## To be done
Copy exactly the lines that run from the top of the listing to the line containing "from matplotlib.patches import", both ends included, and omit the pictures.
## START Materials provided
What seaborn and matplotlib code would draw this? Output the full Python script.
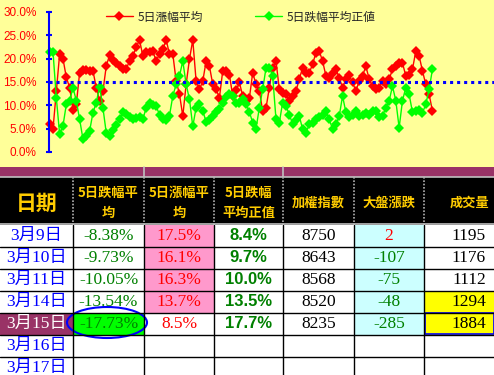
import numpy as np
import pandas as pd
import seaborn as sns
import matplotlib.pyplot as plt
from matplotlib.patches import Rectangle, Ellipse

# 5-day average rise / abs. 5-day average fall (%)
rise_avg = [5.9, 4.9, 13, 21, 20, 16, 13.8, 9, 10.2, 17,
            17.6, 17.6, 17.4, 17.4, 13.8, 11, 13, 18.4, 20.8, 19.8,
            19, 18.4, 17.7, 17.7, 19.6, 20.6, 22.5, 24, 20.6, 21.5,
            21.5, 21.6, 19.5, 21, 22, 24, 21, 21, 15.2, 12.4,
            7.7, 14.5, 19.9, 24, 15.2, 13.4, 15.2, 19.4, 18.4, 14.5,
            13.5, 11.6, 17.4, 17.4, 16.6, 12, 13.2, 14.9, 12, 11,
            11.5,
            17, 14.5, 13.1, 8.8, 9.4, 13.8, 18.1, 19.5, 13.4, 12.7,
            12.4, 10.9, 12, 13.1, 15.6, 18.1, 17, 17, 18.8, 21.3,
            21.6, 19.5, 16.3, 15.8, 17, 17.7, 15.9, 13.8, 15.6, 16.5,
            14.9, 13.1, 15.2, 16.3, 18.4, 15.6, 14.1, 13.4, 13.8, 15.2,
            14.5, 15.6, 17.7, 18.4, 19.1, 19.1, 16.3, 16.6, 17.7, 21.6,
            20.6, 17.4, 14.5, 12.4, 8.8]
fall_avg_abs = [21.5, 21.5, 11.6, 3.8, 5.6, 10.2, 11, 13.8, 11, 7,
                2.8, 3.4, 4.5, 8.4, 10.6, 14, 9.5, 4.1, 3.5, 4.8,
                5.8, 7, 8.5, 8.2, 7.5, 7, 7.2, 7.6, 7, 9.5,
                10.5, 10, 9.8, 8, 7, 6.8, 7.8, 12, 14.5, 16.3,
                19.5, 14.5, 11.3, 5.5, 9.5, 10.2, 8.8, 6.5, 6.8, 7.8,
                8.5, 9.3, 10.5, 11.7, 12.5, 12, 10.6, 10.6, 11.3, 10.2,
                8.6,
                6.3, 5, 9.5, 13.4, 18, 18, 16.3, 7, 6.3, 10.6,
                9.9, 8, 6, 6.8, 7.7, 4.9, 4.1, 5.9, 6.3, 7,
                7.4, 8, 8.8, 7, 4.9, 5.9, 7.7, 12, 8.5, 7.5,
                8, 8.8, 7.7, 8, 8.4, 8, 8.8, 8.8, 7.4, 7.7,
                9.5, 11, 14.1, 11, 5.2, 11, 13.8, 12.4, 8.5, 8.8,
                9.1, 8.4, 10.2, 13.4, 17.7]
ref_level = 15

# table below the chart
headers = ['日期', '5日跌幅平\n均', '5日漲幅平\n均', '5日跌幅\n平均正值', '加權指數', '大盤漲跌', '成交量']
dates = ['3月9日', '3月10日', '3月11日', '3月14日', '3月15日', '3月16日', '3月17日']
fall_avg = [-8.38, -9.73, -10.05, -13.54, -17.73]
rise_avg5 = [17.5, 16.1, 16.3, 13.7, 8.5]
fall_abs = [8.4, 9.7, 10.0, 13.5, 17.7]
taiex = [8750, 8643, 8568, 8520, 8235]
change = [2, -107, -75, -48, -285]
volume = [1195, 1176, 1112, 1294, 1884]

W, H = 494, 375
BG = '#FFFF99'
sns.set_style('white')
plt.rcParams['font.family'] = ['Liberation Sans', 'Noto Sans CJK TC', 'DejaVu Sans']

fig = plt.figure(figsize=(W / 100, H / 100), dpi=100, facecolor=BG)

# ---------- table (pixel coordinates) ----------
tab = fig.add_axes([0, 0, 1, 1])
tab.set_xlim(0, W)
tab.set_ylim(H, 0)
tab.axis('off')

col_x = [0, 73, 144, 214, 283, 354, 424, 494]
body_top, row_h = 224.5, 22
head_top = 177

tab.add_patch(Rectangle((0, 167), W, head_top - 167, color='#993366', lw=0))
tab.add_patch(Rectangle((0, head_top), W, body_top - head_top, color='black', lw=0))
tab.add_patch(Rectangle((0, body_top), W, H - body_top, color='white', lw=0))

def cell_bg(c, r, color):
    tab.add_patch(Rectangle((col_x[c], body_top + r * row_h), col_x[c + 1] - col_x[c], row_h,
                            color=color, lw=0))

for r in range(4):
    cell_bg(2, r, '#FF99CC')
for r in range(5):
    cell_bg(5, r, '#CCFFFF')
cell_bg(6, 3, '#FFFF00')
cell_bg(6, 4, '#FFFF00')
cell_bg(1, 4, '#00FF00')
cell_bg(0, 4, '#993366')

# grid
for x in [144, 283]:
    tab.plot([x, x], [167, head_top], color='#C0C0C0', lw=1.2)
tab.plot([0, W], [head_top - 0.5, head_top - 0.5], color='#C0C0C0', lw=1.2)
for x in col_x[1:-1]:
    tab.plot([x, x], [head_top, body_top], color='#B0B0B0', lw=1.2, ls=(0, (1, 1)))
    tab.plot([x, x], [body_top, H], color='black', lw=1)
tab.plot([0, W], [body_top - 0.5, body_top - 0.5], color='#C0C0C0', lw=1.2)
for r in range(1, 8):
    y = body_top + r * row_h
    tab.plot([0, W], [y, y], color='black', lw=1)

# header text
gold = '#FFCC00'
head_y = 203
tab.text(36.5, head_y, headers[0], color=gold, fontsize=15, fontweight='bold',
         ha='center', va='center', family=['Noto Sans CJK TC'])
for c in range(1, 6):
    tab.text((col_x[c] + col_x[c + 1]) / 2, head_y, headers[c], color=gold, fontsize=9.5,
             fontweight='bold', ha='center', va='center', linespacing=1.5,
             family=['Noto Sans CJK TC'])
tab.text(470, head_y, headers[6], color=gold, fontsize=9.5, fontweight='bold',
         ha='center', va='center', family=['Noto Sans CJK TC'])

serif = ['Liberation Serif', 'Noto Sans CJK TC']
for r, d in enumerate(dates):
    yc = body_top + r * row_h + row_h / 2
    tab.text(36.5, yc, d, color='white' if r == 4 else '#0000FF', fontsize=12.5,
             ha='center', va='center', family=serif)
for r in range(len(fall_avg)):
    yc = body_top + r * row_h + row_h / 2 + 0.5
    tab.text(108.5, yc, f'{fall_avg[r]:.2f}%', color='#008000', fontsize=12.5,
             ha='center', va='center', family=serif)
    tab.text(179, yc, f'{rise_avg5[r]:.1f}%', color='#FF0000', fontsize=12.5,
             ha='center', va='center', family=serif)
    tab.text(248.5, yc, f'{fall_abs[r]:.1f}%', color='#008000', fontsize=12,
             fontweight='bold', ha='center', va='center', family=['Liberation Sans'])
    tab.text(318.5, yc, f'{taiex[r]}', color='black', fontsize=12.5,
             ha='center', va='center', family=serif)
    tab.text(389, yc, f'{change[r]}', color='#FF0000' if change[r] > 0 else '#008000',
             fontsize=12.5, ha='center', va='center', family=serif)
    tab.text(486, yc, f'{volume[r]}', color='black', fontsize=12.5,
             ha='right', va='center', family=serif)

tab.add_patch(Ellipse((107, 322.5), 80, 31, fill=False, edgecolor='#0000FF', lw=1.5))
tab.add_patch(Rectangle((424.5, body_top + 4 * row_h + 0.5), 69, row_h - 1, fill=False,
                        edgecolor='#0000FF', lw=1.2))

# ---------- chart ----------
ax = fig.add_axes([49 / W, 1 - 152 / H, (W - 49) / W, 140 / H])
ax.set_facecolor('none')
ax.set_zorder(3)
x = np.arange(len(rise_avg))
df = pd.DataFrame({'x': x, 'rise': rise_avg, 'fall': fall_avg_abs})

sns.lineplot(data=df, x='x', y='rise', ax=ax, color='#FF0000', marker='D', markersize=5.3,
             markeredgewidth=0, linewidth=1, label='5日漲幅平均', clip_on=False)
sns.lineplot(data=df, x='x', y='fall', ax=ax, color='#00FF00', marker='D', markersize=5.3,
             markeredgewidth=0, linewidth=1, label='5日跌幅平均正値', clip_on=False)
ax.axhline(ref_level, color='#0000FF', lw=2.2, dashes=(1, 1.3))

ax.set_ylim(0, 30)
ax.set_xlim(-0.2, 133.5)
ax.set_yticks(range(0, 31, 5))
ax.set_yticklabels([f'{v:.1f}%' for v in range(0, 31, 5)])
ax.set_xticks([])
ax.set_xlabel('')
ax.set_ylabel('')
for s in ['top', 'right', 'bottom']:
    ax.spines[s].set_visible(False)
ax.spines['left'].set_color('#0000FF')
ax.spines['left'].set_linewidth(1.5)
ax.tick_params(axis='y', direction='inout', length=4, width=1.5, color='#0000FF',
               labelcolor='#FF0000', labelsize=8.5, pad=7, left=True)

ax.legend(loc='center left', bbox_to_anchor=(100 / W, 1 - 17 / H), bbox_transform=fig.transFigure,
          ncol=2, frameon=False, borderpad=0, handlelength=2.3, handletextpad=0.4,
          columnspacing=4.4, prop={'family': ['Noto Sans CJK JP'], 'size': 8.5})

fig.savefig('out.png', dpi=100, facecolor=BG)
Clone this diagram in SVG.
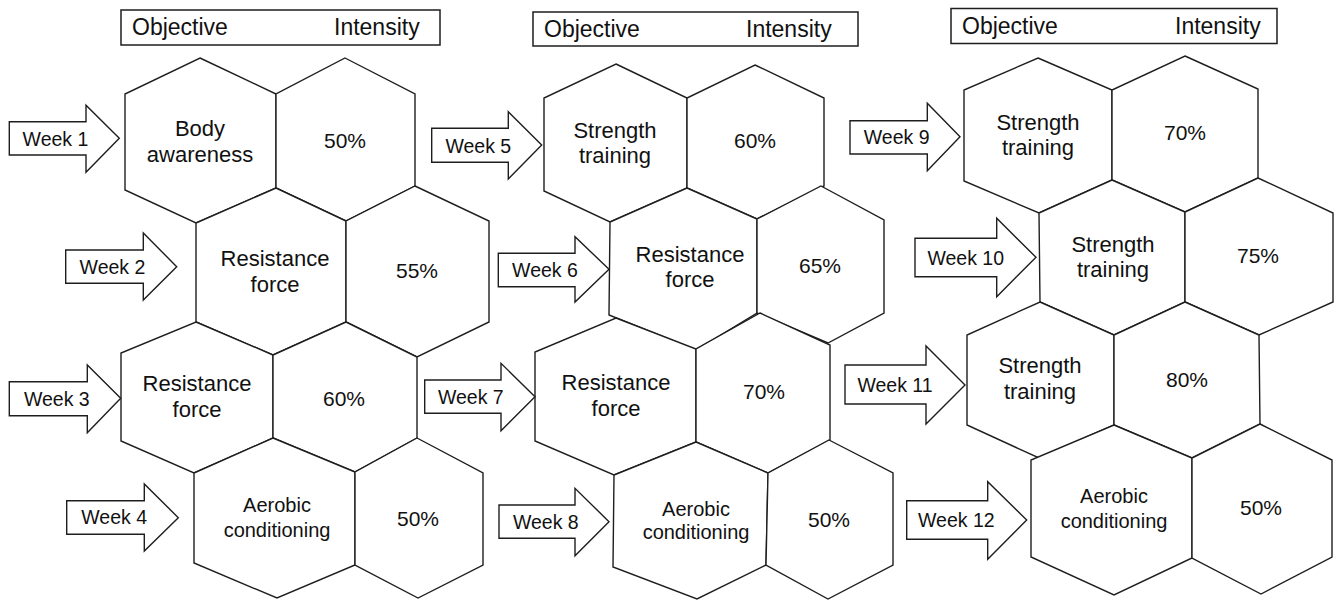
<svg xmlns="http://www.w3.org/2000/svg" width="1338" height="600" viewBox="0 0 1338 600">
<style>
.bg{fill:#ffffff}
.hx{fill:#ffffff;stroke:#1e1e1e;stroke-width:1.4;stroke-linejoin:miter}
.ar{fill:#ffffff;stroke:#1e1e1e;stroke-width:1.4;stroke-linejoin:miter}
.hd{fill:#ffffff;stroke:#1e1e1e;stroke-width:1.5}
text{font-family:"Liberation Sans",Arial,sans-serif;fill:#111111}
.h{font-size:23px}
.l{font-size:22px;text-anchor:middle}
.p{font-size:21px;text-anchor:middle}
.a{font-size:20px;text-anchor:middle}
.w{font-size:19.5px;text-anchor:middle}
</style>
<rect class="bg" x="0" y="0" width="1338" height="600"/>

<g id="headers">
<g id="header1"><rect class="hd" x="121" y="10" width="319" height="35"/><text class="h" x="132" y="35">Objective</text><text class="h" x="334" y="35">Intensity</text></g>
<g id="header2"><rect class="hd" x="533" y="12" width="325" height="34"/><text class="h" x="544" y="37">Objective</text><text class="h" x="746" y="37">Intensity</text></g>
<g id="header3"><rect class="hd" x="951" y="8.5" width="326" height="35"/><text class="h" x="962" y="33.5">Objective</text><text class="h" x="1175" y="33.5">Intensity</text></g>
</g>

<g id="hexagons">
<g id="w1-obj"><polygon class="hx" points="200,58 276,94 276,188 196,223 125,190 125,94"/><text class="l" x="200" y="136">Body</text><text class="l" x="200" y="162">awareness</text></g>
<g id="w1-int"><polygon class="hx" points="345,58 415,94 415,186 346,221 276,188 276,94"/><text class="p" x="345" y="148">50%</text></g>
<g id="w2-obj"><polygon class="hx" points="276,188 346,221 346,322 273,355 196,322 196,223"/><text class="l" x="275" y="266">Resistance</text><text class="l" x="275" y="292">force</text></g>
<g id="w2-int"><polygon class="hx" points="415,186 489,221 489,322 417,357 346,322 346,221"/><text class="p" x="417" y="278">55%</text></g>
<g id="w3-obj"><polygon class="hx" points="196,322 273,355 273,438 194,473 121,441 121,353"/><text class="l" x="197" y="391">Resistance</text><text class="l" x="197" y="417">force</text></g>
<g id="w3-int"><polygon class="hx" points="346,322 417,357 417,438 355,472 273,438 273,355"/><text class="p" x="344" y="406">60%</text></g>
<g id="w4-obj"><polygon class="hx" points="273,438 355,472 355,565 277,598 194,563 194,473"/><text class="a" x="277" y="512">Aerobic</text><text class="a" x="277" y="537">conditioning</text></g>
<g id="w4-int"><polygon class="hx" points="417,438 483,473 483,565 418,598 355,565 355,472"/><text class="p" x="418" y="526">50%</text></g>

<g id="w5-obj"><polygon class="hx" points="616,64 687,98 687,188 610,222 544,191 544,98"/><text class="l" x="615" y="138">Strength</text><text class="l" x="615" y="163">training</text></g>
<g id="w5-int"><polygon class="hx" points="755,65 824,98 824,186 757,219 687,188 687,98"/><text class="p" x="755" y="148">60%</text></g>
<g id="w6-obj"><polygon class="hx" points="687,188 757,219 757,313 696,350 609,315 610,222"/><text class="l" x="690" y="262">Resistance</text><text class="l" x="690" y="287">force</text></g>
<g id="w6-int"><polygon class="hx" points="821,186 884,220 884,313 828,343 757,313 757,219"/><text class="p" x="820" y="273">65%</text></g>
<g id="w7-obj"><polygon class="hx" points="616,318 696,349 696,442 614,475 535,441 535,352"/><text class="l" x="616" y="390">Resistance</text><text class="l" x="616" y="416">force</text></g>
<g id="w7-int"><polygon class="hx" points="760,313 830,345 830,440 768,473 696,442 696,349"/><text class="p" x="764" y="399">70%</text></g>
<g id="w8-obj"><polygon class="hx" points="696,442 768,473 766,565 697,599 613,567 614,475"/><text class="a" x="696" y="516">Aerobic</text><text class="a" x="696" y="539">conditioning</text></g>
<g id="w8-int"><polygon class="hx" points="829,440 893,473 893,565 828,599 766,565 768,473"/><text class="p" x="829" y="527">50%</text></g>

<g id="w9-obj"><polygon class="hx" points="1038,58 1112,90 1112,180 1039,213 964,181 964,90"/><text class="l" x="1038" y="130">Strength</text><text class="l" x="1038" y="155">training</text></g>
<g id="w9-int"><polygon class="hx" points="1185,56 1258,89 1258,178 1185,212 1112,180 1112,90"/><text class="p" x="1185" y="140">70%</text></g>
<g id="w10-obj"><polygon class="hx" points="1112,180 1185,212 1185,302 1114,335 1040,302 1039,213"/><text class="l" x="1113" y="252">Strength</text><text class="l" x="1113" y="277">training</text></g>
<g id="w10-int"><polygon class="hx" points="1258,178 1333,213 1333,302 1259,335 1185,302 1185,212"/><text class="p" x="1258" y="263">75%</text></g>
<g id="w11-obj"><polygon class="hx" points="1040,302 1114,335 1114,425 1039,458 967,425 967,335"/><text class="l" x="1040" y="373">Strength</text><text class="l" x="1040" y="399">training</text></g>
<g id="w11-int"><polygon class="hx" points="1185,302 1259,335 1260,424 1192,458 1114,425 1114,335"/><text class="p" x="1187" y="387">80%</text></g>
<g id="w12-obj"><polygon class="hx" points="1114,425 1192,458 1192,558 1114,595 1031,557 1031,460"/><text class="a" x="1114" y="503">Aerobic</text><text class="a" x="1114" y="528">conditioning</text></g>
<g id="w12-int"><polygon class="hx" points="1260,424 1332,460 1332,557 1261,594 1192,558 1192,458"/><text class="p" x="1261" y="515">50%</text></g>
</g>

<g id="connectors">
<g id="week1"><polygon class="ar" points="9.3,121.7 86,121.7 86,105.3 119.3,138.3 86,172.3 86,155 9.3,155"/><text class="w" x="55.5" y="146">Week 1</text></g>
<g id="week2"><polygon class="ar" points="65.7,250 143.3,250 143.3,233 176.7,266.7 143.3,300 143.3,283.3 65.7,283.3"/><text class="w" x="112.5" y="274">Week 2</text></g>
<g id="week3"><polygon class="ar" points="9.3,381.7 87.3,381.7 87.3,365 120.7,398.3 87.3,432.7 87.3,415.7 9.3,415.7"/><text class="w" x="56.8" y="406">Week 3</text></g>
<g id="week4"><polygon class="ar" points="66.7,500.7 144.3,500.7 144.3,484 178.3,517.7 144.3,551 144.3,534.3 66.7,534.3"/><text class="w" x="114.2" y="524.3">Week 4</text></g>
<g id="week5"><polygon class="ar" points="431.7,128.3 508.3,128.3 508.3,111.7 541.7,145 508.3,179 508.3,162.3 431.7,162.3"/><text class="w" x="478.3" y="152.7">Week 5</text></g>
<g id="week6"><polygon class="ar" points="498.3,253.3 575,253.3 575,236.7 609,269.3 575,302 575,286.7 498.3,286.7"/><text class="w" x="545" y="276.7">Week 6</text></g>
<g id="week7"><polygon class="ar" points="424.7,380 501,380 501,363.3 535,396.7 501,430.7 501,413.3 424.7,413.3"/><text class="w" x="470.8" y="404">Week 7</text></g>
<g id="week8"><polygon class="ar" points="499,505 575,505 575,488.3 609,521.7 575,555.7 575,538.3 499,538.3"/><text class="w" x="545.8" y="529">Week 8</text></g>
<g id="week9"><polygon class="ar" points="850,120.7 927.3,120.7 927.3,103.3 960,136.7 927.3,170.7 927.3,154 850,154"/><text class="w" x="896.7" y="144">Week 9</text></g>
<g id="week10"><polygon class="ar" points="915,238.3 996.7,238.3 996.7,218.3 1036,257.3 996.7,296.7 996.7,276.7 915,276.7"/><text class="w" x="965.7" y="265">Week 10</text></g>
<g id="week11"><polygon class="ar" points="845,365 926,365 926,346 965,385 926,424 926,404 845,404"/><text class="w" x="895" y="391.7">Week 11</text></g>
<g id="week12"><polygon class="ar" points="906.7,500.7 987.7,500.7 987.7,481.7 1026.7,520 987.7,559.3 987.7,539.3 906.7,539.3"/><text class="w" x="956.3" y="526.7">Week 12</text></g>
</g>
</svg>
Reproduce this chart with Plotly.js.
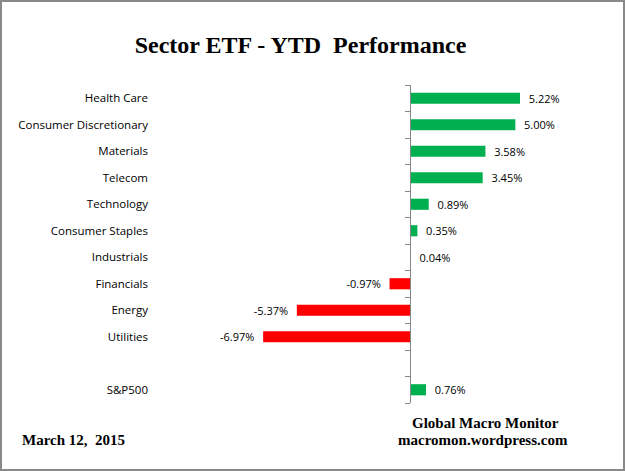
## END Materials provided
## Output
What seaborn and matplotlib code would draw this? Output the full Python script.
import numpy as np
import pandas as pd
import seaborn as sns
import matplotlib.pyplot as plt
from matplotlib.patches import Rectangle, Ellipse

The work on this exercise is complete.